-- Material to process --
[Begin]
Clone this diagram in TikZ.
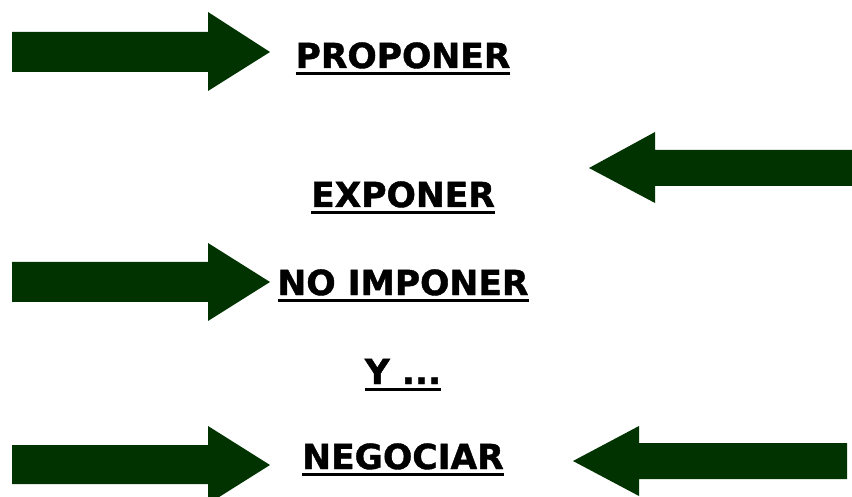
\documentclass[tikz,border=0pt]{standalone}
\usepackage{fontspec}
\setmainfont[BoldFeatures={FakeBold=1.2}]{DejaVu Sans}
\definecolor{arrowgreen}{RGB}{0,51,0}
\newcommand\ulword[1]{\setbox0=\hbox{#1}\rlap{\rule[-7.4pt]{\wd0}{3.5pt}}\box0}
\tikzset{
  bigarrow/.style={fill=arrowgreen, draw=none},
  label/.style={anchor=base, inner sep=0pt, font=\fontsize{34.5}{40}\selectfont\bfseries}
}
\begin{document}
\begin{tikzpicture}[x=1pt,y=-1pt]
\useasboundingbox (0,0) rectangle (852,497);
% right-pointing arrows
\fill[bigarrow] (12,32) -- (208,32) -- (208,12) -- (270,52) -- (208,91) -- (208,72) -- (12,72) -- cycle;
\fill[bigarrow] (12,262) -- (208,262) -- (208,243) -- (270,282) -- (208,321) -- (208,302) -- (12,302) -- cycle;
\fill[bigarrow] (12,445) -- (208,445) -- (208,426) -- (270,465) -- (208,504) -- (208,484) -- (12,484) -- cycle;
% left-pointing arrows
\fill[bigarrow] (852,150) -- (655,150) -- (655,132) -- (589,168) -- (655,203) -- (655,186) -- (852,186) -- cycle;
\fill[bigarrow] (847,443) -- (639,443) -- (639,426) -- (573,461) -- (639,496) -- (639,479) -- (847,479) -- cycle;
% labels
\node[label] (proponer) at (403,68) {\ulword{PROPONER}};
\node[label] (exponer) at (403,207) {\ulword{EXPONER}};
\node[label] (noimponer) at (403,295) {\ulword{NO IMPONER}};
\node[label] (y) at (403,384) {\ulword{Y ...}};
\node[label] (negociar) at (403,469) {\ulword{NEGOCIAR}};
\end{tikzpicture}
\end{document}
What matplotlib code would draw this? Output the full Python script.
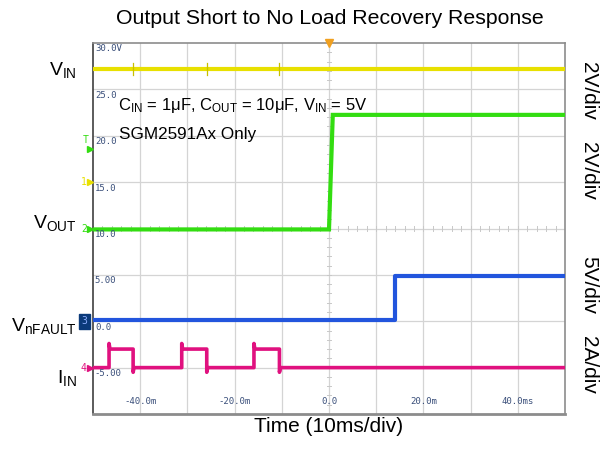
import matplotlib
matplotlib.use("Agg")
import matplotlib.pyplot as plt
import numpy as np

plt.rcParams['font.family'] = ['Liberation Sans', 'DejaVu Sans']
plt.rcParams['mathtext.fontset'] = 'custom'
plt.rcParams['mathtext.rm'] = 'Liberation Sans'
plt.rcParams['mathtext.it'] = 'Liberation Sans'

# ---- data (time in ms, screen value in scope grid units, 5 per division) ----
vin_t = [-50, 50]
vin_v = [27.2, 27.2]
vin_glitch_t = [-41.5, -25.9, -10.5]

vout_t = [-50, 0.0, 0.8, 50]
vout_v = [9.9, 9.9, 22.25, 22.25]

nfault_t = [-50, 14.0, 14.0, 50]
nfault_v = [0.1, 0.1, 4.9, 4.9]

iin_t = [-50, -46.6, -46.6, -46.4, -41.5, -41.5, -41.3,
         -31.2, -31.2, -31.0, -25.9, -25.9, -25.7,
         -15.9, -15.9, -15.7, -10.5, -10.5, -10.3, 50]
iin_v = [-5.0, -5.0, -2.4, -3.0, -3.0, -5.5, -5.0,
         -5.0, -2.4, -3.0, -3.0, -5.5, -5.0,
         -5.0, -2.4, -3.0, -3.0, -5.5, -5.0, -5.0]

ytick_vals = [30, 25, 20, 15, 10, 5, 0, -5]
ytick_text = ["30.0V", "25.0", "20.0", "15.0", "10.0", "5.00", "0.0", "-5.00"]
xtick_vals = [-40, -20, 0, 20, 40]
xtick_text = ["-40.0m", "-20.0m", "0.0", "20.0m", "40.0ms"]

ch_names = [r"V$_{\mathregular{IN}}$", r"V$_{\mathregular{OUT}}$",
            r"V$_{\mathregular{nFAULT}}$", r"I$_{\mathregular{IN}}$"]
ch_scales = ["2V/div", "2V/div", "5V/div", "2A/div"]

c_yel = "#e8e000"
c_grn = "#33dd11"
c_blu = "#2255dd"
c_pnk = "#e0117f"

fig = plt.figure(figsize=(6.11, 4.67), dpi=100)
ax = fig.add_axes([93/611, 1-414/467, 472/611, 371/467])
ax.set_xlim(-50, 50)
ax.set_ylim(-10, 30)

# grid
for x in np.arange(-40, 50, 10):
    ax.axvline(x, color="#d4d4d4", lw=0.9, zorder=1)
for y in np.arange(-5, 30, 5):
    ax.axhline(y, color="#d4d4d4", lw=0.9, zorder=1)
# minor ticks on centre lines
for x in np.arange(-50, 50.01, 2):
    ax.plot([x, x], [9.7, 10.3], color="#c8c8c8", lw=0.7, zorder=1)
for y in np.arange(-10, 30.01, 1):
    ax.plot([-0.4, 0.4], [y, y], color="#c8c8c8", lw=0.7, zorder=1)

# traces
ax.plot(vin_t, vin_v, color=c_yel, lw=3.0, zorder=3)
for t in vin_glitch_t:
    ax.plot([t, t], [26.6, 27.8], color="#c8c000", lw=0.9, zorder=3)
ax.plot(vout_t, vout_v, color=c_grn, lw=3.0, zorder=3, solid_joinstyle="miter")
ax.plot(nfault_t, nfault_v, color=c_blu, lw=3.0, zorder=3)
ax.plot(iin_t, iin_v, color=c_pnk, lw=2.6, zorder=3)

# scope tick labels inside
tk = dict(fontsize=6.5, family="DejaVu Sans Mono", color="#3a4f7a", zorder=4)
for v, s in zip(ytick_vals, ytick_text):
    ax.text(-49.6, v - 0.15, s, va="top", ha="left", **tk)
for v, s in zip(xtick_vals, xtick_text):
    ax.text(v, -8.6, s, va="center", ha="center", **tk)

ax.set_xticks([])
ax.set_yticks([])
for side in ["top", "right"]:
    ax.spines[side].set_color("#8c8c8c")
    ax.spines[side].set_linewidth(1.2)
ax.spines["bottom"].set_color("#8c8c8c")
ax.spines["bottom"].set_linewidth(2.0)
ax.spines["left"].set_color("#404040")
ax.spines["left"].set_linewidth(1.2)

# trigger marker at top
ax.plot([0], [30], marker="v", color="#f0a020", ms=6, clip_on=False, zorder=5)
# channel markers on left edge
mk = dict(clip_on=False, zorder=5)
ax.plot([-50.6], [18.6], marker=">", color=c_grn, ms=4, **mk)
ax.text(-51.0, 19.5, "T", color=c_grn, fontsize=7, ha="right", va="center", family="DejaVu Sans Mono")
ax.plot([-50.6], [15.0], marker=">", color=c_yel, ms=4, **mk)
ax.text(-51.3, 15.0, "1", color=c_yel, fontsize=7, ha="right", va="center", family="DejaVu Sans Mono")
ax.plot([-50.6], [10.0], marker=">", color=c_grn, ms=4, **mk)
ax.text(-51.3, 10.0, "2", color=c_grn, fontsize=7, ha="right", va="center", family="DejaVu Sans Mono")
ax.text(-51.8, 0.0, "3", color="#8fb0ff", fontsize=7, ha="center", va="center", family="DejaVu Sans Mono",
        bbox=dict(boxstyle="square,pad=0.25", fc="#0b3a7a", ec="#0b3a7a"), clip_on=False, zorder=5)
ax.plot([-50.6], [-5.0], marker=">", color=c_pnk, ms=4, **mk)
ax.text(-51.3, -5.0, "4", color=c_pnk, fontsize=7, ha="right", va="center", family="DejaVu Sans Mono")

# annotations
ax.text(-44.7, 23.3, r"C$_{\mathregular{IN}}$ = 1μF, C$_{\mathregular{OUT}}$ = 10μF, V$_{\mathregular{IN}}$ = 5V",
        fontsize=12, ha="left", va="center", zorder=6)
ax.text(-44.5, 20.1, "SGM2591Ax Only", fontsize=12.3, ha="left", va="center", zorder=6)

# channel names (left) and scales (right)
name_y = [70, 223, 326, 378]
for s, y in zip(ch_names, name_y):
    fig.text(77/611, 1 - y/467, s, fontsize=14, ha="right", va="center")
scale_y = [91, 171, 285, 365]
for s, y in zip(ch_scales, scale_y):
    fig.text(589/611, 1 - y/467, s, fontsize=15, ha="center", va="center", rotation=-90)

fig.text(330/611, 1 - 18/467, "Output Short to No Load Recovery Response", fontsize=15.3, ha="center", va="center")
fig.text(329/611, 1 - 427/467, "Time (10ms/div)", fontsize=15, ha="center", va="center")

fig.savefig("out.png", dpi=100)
[End]
[Begin]
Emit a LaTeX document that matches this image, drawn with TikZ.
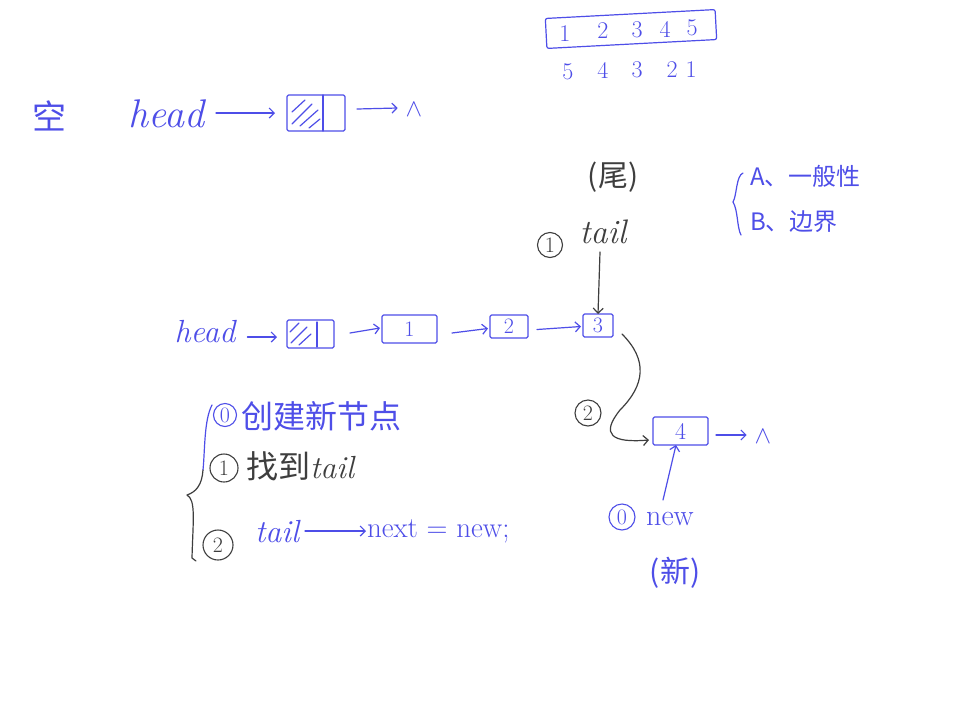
[End]
[Begin]
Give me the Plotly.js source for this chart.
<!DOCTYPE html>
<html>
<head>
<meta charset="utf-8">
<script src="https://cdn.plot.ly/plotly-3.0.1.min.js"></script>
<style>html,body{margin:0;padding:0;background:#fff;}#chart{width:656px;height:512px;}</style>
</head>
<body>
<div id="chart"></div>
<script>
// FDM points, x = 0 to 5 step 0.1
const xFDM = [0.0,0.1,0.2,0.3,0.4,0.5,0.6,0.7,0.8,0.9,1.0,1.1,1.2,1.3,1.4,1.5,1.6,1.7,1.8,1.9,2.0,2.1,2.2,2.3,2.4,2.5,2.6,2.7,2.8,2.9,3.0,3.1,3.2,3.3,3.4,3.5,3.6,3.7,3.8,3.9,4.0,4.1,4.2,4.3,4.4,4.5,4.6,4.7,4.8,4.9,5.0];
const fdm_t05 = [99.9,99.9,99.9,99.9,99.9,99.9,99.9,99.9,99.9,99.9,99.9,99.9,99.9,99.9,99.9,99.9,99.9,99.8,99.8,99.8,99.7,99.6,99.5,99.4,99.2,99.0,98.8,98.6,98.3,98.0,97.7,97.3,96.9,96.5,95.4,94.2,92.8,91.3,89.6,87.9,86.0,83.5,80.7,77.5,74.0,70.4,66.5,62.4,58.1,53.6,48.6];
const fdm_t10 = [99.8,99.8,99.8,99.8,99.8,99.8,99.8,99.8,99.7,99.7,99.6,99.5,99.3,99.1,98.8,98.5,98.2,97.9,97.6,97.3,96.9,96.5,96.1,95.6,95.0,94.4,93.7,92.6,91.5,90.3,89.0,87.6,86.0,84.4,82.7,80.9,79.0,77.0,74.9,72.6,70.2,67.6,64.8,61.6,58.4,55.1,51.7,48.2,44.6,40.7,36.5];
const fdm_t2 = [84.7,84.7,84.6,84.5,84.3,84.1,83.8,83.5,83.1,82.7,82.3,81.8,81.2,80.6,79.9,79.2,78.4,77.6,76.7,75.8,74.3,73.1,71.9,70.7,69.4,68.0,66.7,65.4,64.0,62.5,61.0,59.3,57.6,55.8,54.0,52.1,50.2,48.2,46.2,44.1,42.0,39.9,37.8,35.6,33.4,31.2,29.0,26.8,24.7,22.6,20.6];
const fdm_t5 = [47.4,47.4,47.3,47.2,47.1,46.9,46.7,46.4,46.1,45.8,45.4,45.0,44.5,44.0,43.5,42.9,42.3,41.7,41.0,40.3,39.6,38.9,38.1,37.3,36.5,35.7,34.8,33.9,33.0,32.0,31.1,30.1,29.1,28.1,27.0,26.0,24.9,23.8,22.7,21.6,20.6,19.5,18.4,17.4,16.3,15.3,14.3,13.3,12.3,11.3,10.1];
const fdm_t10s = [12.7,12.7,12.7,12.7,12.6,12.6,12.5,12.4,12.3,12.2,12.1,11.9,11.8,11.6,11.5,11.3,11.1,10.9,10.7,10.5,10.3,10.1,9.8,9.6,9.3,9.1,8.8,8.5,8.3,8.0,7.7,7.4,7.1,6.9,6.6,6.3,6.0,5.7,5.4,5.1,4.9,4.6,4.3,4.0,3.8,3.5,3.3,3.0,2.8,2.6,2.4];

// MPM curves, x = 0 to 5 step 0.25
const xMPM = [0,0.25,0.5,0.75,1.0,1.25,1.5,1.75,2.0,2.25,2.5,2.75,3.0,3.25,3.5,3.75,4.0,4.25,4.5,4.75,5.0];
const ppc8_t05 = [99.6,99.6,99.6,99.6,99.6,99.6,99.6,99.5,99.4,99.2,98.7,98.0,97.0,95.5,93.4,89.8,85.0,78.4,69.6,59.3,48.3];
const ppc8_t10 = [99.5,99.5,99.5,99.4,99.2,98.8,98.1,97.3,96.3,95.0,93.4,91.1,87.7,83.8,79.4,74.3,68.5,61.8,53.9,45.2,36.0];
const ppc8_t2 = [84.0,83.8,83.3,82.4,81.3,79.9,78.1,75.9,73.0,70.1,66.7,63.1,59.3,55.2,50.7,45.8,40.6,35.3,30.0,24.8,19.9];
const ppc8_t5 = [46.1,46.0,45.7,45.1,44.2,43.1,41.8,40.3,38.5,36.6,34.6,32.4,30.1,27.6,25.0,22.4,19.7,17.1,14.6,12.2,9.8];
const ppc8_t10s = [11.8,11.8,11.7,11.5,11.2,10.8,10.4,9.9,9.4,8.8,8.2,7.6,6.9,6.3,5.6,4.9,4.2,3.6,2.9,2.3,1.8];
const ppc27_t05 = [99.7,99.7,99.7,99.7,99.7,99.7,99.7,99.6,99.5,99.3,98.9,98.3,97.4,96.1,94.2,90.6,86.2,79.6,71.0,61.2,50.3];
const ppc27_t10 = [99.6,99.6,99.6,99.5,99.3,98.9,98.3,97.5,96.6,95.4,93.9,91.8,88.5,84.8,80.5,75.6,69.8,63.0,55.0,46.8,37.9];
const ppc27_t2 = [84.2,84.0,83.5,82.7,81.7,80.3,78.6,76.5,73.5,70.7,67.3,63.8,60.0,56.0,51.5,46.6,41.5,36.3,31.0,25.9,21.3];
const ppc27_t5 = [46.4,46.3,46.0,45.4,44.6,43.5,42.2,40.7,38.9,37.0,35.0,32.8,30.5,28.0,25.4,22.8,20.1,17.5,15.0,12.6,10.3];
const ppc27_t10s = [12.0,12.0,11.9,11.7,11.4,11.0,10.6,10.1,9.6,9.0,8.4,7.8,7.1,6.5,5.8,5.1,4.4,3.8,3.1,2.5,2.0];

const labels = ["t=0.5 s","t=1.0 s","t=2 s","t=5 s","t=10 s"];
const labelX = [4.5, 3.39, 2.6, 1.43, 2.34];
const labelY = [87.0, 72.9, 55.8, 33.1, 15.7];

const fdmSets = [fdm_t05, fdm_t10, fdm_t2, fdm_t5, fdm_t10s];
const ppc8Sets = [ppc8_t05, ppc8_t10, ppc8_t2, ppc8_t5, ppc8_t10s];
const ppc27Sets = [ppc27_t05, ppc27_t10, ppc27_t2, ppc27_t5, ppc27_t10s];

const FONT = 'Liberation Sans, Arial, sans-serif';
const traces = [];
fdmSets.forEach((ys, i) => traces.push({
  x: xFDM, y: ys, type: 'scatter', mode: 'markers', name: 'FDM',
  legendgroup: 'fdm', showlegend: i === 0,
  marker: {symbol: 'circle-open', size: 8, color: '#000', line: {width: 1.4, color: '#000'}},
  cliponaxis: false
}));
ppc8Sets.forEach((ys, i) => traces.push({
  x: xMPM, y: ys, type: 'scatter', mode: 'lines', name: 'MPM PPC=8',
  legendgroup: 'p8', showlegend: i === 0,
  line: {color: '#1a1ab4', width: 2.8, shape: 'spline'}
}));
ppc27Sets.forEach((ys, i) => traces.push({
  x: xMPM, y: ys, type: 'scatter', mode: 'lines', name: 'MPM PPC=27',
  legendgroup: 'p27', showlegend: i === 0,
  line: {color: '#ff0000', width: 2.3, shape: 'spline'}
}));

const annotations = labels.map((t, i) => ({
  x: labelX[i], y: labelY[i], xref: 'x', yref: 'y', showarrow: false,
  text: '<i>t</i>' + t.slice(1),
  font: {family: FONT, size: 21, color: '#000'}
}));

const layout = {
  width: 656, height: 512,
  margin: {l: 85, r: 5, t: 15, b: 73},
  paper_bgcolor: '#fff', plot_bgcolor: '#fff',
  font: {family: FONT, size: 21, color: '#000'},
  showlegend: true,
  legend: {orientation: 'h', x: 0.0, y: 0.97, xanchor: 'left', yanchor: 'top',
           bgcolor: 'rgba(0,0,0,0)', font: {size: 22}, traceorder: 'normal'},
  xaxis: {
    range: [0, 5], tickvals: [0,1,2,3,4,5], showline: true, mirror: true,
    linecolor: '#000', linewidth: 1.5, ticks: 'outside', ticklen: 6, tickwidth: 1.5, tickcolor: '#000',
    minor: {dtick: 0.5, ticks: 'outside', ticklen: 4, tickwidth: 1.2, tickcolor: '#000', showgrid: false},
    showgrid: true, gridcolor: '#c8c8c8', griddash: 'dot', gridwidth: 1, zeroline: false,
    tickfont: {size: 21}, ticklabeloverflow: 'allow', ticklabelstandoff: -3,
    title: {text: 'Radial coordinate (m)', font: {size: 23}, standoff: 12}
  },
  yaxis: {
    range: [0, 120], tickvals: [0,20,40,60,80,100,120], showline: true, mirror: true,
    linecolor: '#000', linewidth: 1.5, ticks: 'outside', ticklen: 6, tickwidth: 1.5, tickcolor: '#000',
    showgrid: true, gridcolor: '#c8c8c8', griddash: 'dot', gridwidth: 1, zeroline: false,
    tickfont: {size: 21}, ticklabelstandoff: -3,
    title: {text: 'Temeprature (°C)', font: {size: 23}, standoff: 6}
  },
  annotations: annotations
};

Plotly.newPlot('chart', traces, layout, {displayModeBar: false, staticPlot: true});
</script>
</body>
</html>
[End]
-- Requirement --
Lines from the one with "Clone this diagram in TikZ." through the one with "vin_glitch_t = [-41.5, -25.9, -10.5]" are the only ones to quote. Quote them exactly and leave out pictures.

-- Correct answer --
Clone this diagram in TikZ.
\documentclass[tikz,border=0pt]{standalone}
\usepackage{fontspec}
\setmainfont[BoldFeatures={FakeBold=1.2}]{DejaVu Sans}
\definecolor{arrowgreen}{RGB}{0,51,0}
\newcommand\ulword[1]{\setbox0=\hbox{#1}\rlap{\rule[-7.4pt]{\wd0}{3.5pt}}\box0}
\tikzset{
  bigarrow/.style={fill=arrowgreen, draw=none},
  label/.style={anchor=base, inner sep=0pt, font=\fontsize{34.5}{40}\selectfont\bfseries}
}
\begin{document}
\begin{tikzpicture}[x=1pt,y=-1pt]
\useasboundingbox (0,0) rectangle (852,497);
% right-pointing arrows
\fill[bigarrow] (12,32) -- (208,32) -- (208,12) -- (270,52) -- (208,91) -- (208,72) -- (12,72) -- cycle;
\fill[bigarrow] (12,262) -- (208,262) -- (208,243) -- (270,282) -- (208,321) -- (208,302) -- (12,302) -- cycle;
\fill[bigarrow] (12,445) -- (208,445) -- (208,426) -- (270,465) -- (208,504) -- (208,484) -- (12,484) -- cycle;
% left-pointing arrows
\fill[bigarrow] (852,150) -- (655,150) -- (655,132) -- (589,168) -- (655,203) -- (655,186) -- (852,186) -- cycle;
\fill[bigarrow] (847,443) -- (639,443) -- (639,426) -- (573,461) -- (639,496) -- (639,479) -- (847,479) -- cycle;
% labels
\node[label] (proponer) at (403,68) {\ulword{PROPONER}};
\node[label] (exponer) at (403,207) {\ulword{EXPONER}};
\node[label] (noimponer) at (403,295) {\ulword{NO IMPONER}};
\node[label] (y) at (403,384) {\ulword{Y ...}};
\node[label] (negociar) at (403,469) {\ulword{NEGOCIAR}};
\end{tikzpicture}
\end{document}
What matplotlib code would draw this? Output the full Python script.
import matplotlib
matplotlib.use("Agg")
import matplotlib.pyplot as plt
import numpy as np

plt.rcParams['font.family'] = ['Liberation Sans', 'DejaVu Sans']
plt.rcParams['mathtext.fontset'] = 'custom'
plt.rcParams['mathtext.rm'] = 'Liberation Sans'
plt.rcParams['mathtext.it'] = 'Liberation Sans'

# ---- data (time in ms, screen value in scope grid units, 5 per division) ----
vin_t = [-50, 50]
vin_v = [27.2, 27.2]
vin_glitch_t = [-41.5, -25.9, -10.5]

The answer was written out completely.